Other operators say jet owners are less enthused with the charter market now that their yield is going down.

They are being more strategic in terms of what flights they want, knowing that each landing and takeoff is accumulating flight hours, bringing them closer to mandatory maintenance checks.

“A red light goes off, and their airplane is on the ground for one week, two weeks, four weeks, and they are then chartering, buying jet cards, and the question is, ‘Why do I own an airplane when I can’t use it?'” says another.

Owners also need to be more attentive to their pilots if they want to keep them.

Another management company executive says he is in the process of suing several pilots who left for greener grass.

He says their training contracts required reimbursement fees of over $30,000 per pilot the aircraft owners had paid to cover required training.

READ: Why preowned fractional ownership could be hot in 2024

Blue light special

However, it’s not just Joe Smith who is shopping trips.
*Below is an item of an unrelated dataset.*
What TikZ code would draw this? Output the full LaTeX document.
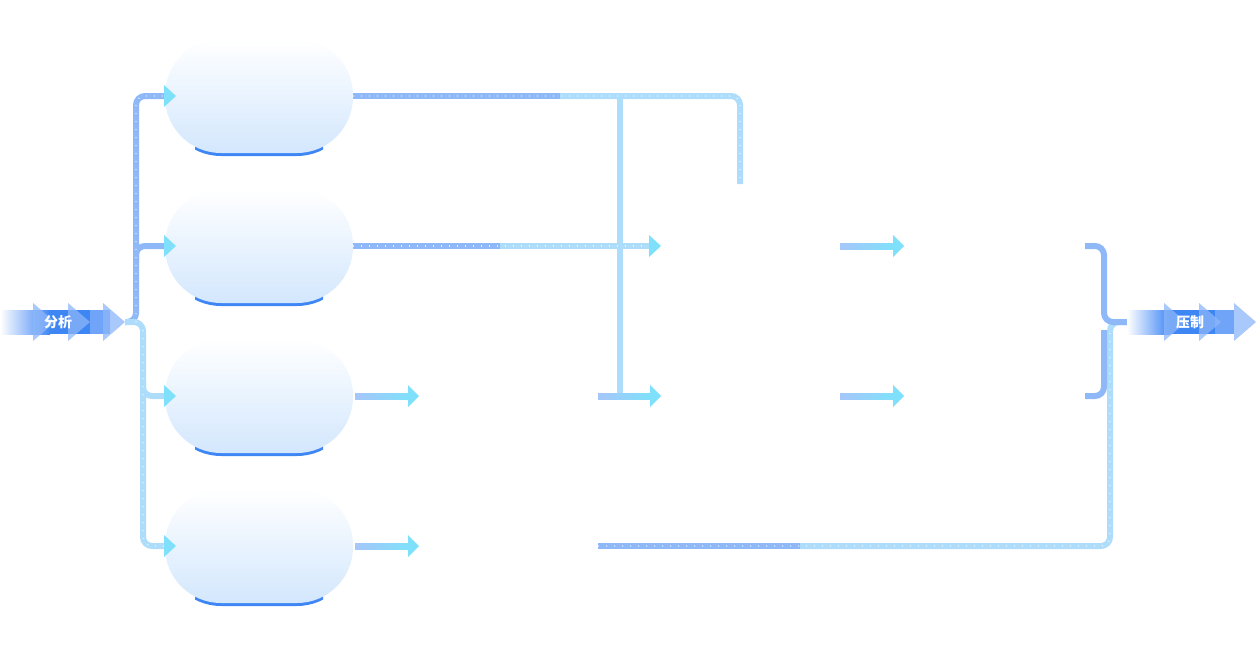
\documentclass[tikz,border=0pt]{standalone}
\usepackage{fontspec}
\newfontfamily\cjk{Noto Sans CJK SC}
\usetikzlibrary{arrows.meta,shadings}
\definecolor{ln}{HTML}{8FB8F8}
\definecolor{lnl}{HTML}{AEDDFB}
\definecolor{cy}{HTML}{7FE0FB}
\definecolor{bb}{HTML}{3F86F5}
\definecolor{pl}{HTML}{D3E7FD}
\tikzset{
  bus/.style={line width=6pt,draw=ln,rounded corners=9pt},
  busl/.style={line width=6pt,draw=lnl,rounded corners=9pt},
  dots/.style={line width=1.4pt,draw=white,dash pattern=on 1pt off 7pt,rounded corners=9pt,opacity=0.7},
  pill/.style={minimum width=188pt,minimum height=114pt,rounded corners=56pt,draw=none,top color=white,bottom color=pl,inner sep=0pt},
  tip/.style={fill=cy},
  band/.style={inner sep=0pt,text=white,font=\cjk\bfseries\fontsize{14}{14}\selectfont}
}
\newcommand{\smallarr}[3]{% x1 x2 y
  \fill[left color=ln!80,right color=cy] (#1,#3-3) rectangle (#2-11,#3+3);
  \fill[tip] (#2-11,#3-11) -- (#2,#3) -- (#2-11,#3+11) -- cycle;}
\begin{document}
\begin{tikzpicture}[x=1pt,y=-1pt]
\useasboundingbox (0,0) rectangle (1256,664);
% pills
\foreach \y/\n in {96/p1,246/p2,396/p3,546/p4}{
  \begin{scope}
    \clip (195,\y) rectangle (323,\y+70);
    \fill[bb,rounded corners=56pt] (165,\y-56) rectangle (353,\y+60);
  \end{scope}
  \node[pill] (\n) at (259,\y) {};
}
% left bus
\coordinate (s) at (125,322);
\draw[bus] (s) -- (136,322) -- (136,96) -- (168,96);
\draw[bus] (136,262) -- (136,246) -- (168,246);
\draw[busl] (s) -- (143,322) -- (143,546) -- (168,546);
\draw[busl] (143,380) -- (143,396) -- (168,396);
\draw[dots] (136,322) -- (136,96) -- (168,96);
\draw[dots] (143,322) -- (143,546) -- (168,546);
\foreach \y in {96,246,396,546}{\fill[tip] (164,\y-11) -- (176,\y) -- (164,\y+11) -- cycle;}
% right of pills
\draw[busl] (620,96) -- (620,396);
\draw[bus] (p1.east) -- (560,96);
\draw[busl] (560,96) -- (740,96) -- (740,184);
\draw[dots] (p1.east) -- (740,96) -- (740,184);
\draw[bus] (p2.east) -- (500,246);
\draw[busl] (500,246) -- (650,246);
\draw[dots] (p2.east) -- (650,246);
\fill[tip] (649,235) -- (661,246) -- (649,257) -- cycle;
\smallarr{355}{419}{396}
\smallarr{355}{419}{546}
\smallarr{598}{661}{396}
\smallarr{840}{904}{246}
\smallarr{840}{904}{396}
% bottom line
\draw[bus] (598,546) -- (800,546);
\draw[busl] (800,546) -- (1110,546) -- (1110,322) -- (1127,322);
\draw[dots] (598,546) -- (1110,546) -- (1110,330);
% bracket
\draw[bus] (1085,246) -- (1104,246) -- (1104,322) -- (1127,322);
\draw[bus] (1085,396) -- (1104,396) -- (1104,330);
% bands
\fill[left color=white,right color=bb] (0,310) rectangle (50,334);
\fill[bb] (50,310) rectangle (90,334);
\fill[bb!75] (90,310) rectangle (110,334);
\foreach \x in {33,68,103}{\fill[bb!60,opacity=0.75] (\x,303) -- (\x+22,322) -- (\x,341) -- cycle;}
\node[band] (a) at (58,322) {分析};
\fill[left color=white,right color=bb] (1127,310) rectangle (1170,334);
\fill[bb] (1170,310) rectangle (1215,334);
\fill[bb!75] (1215,310) rectangle (1234,334);
\foreach \x in {1164,1199,1234}{\fill[bb!60,opacity=0.75] (\x,303) -- (\x+22,322) -- (\x,341) -- cycle;}
\node[band] (b) at (1190,322) {压制};
\end{tikzpicture}
\end{document}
As fractional owners have seen their costs continue to rise via annual escalators that track the consumer price index, they, too, are keeping a sharp eye on the cost of flying privately.

The percentage of fractional owners who say they also use on-demand charters increased from 18.9% in 2021 to 29.3% in 2022, spiking to 39.2% last year.

What’s more, 59.8% said they also use jet cards.

Experts say they are finding plenty to choose from.

Operators of large owned and leased floating fleets such as Wheels Up, Vista/XO, and FlyExclusive who can’t pass along the bills to aircraft owners like management companies have become much more aggressive in the wholesale market, say brokers.

“Two years ago, you would call for a quote, and you wouldn’t hear back. Now, they are calling us asking if we have any trips,” says one large broker.

He says it’s good for his business because consumers need more guidance than ever.

He puts it this way: “There are deals, and there are bad deals. The so-called sophisticated consumer doesn’t really know until it’s too late.”

READ: 16 reasons to use a private jet charter broker

Who’s doing well?

One executive in the used parts business says his business has never been stronger – and more profitable.

His focus has been buying and harvesting parts for Hawker 800 models.

The popular charter jet is both out of production and no longer supported by its OEM.

AOG maintenance providers say their business is good, too.

AOG is lingo for aircraft on the ground. It refers to a private jet that has a mechanical away from the base.

Flyers also seem to be doing well.

Over 96% of subscribers to Private Jet Card Comparisons said they are positive about their personal financial outlook for the next 24 months. 76.6% who are extremely/very confident.

They also expect to utilize private jets at similar levels to a year ago, with an average of 42.4 flight hours, up slightly from 41.3 hours.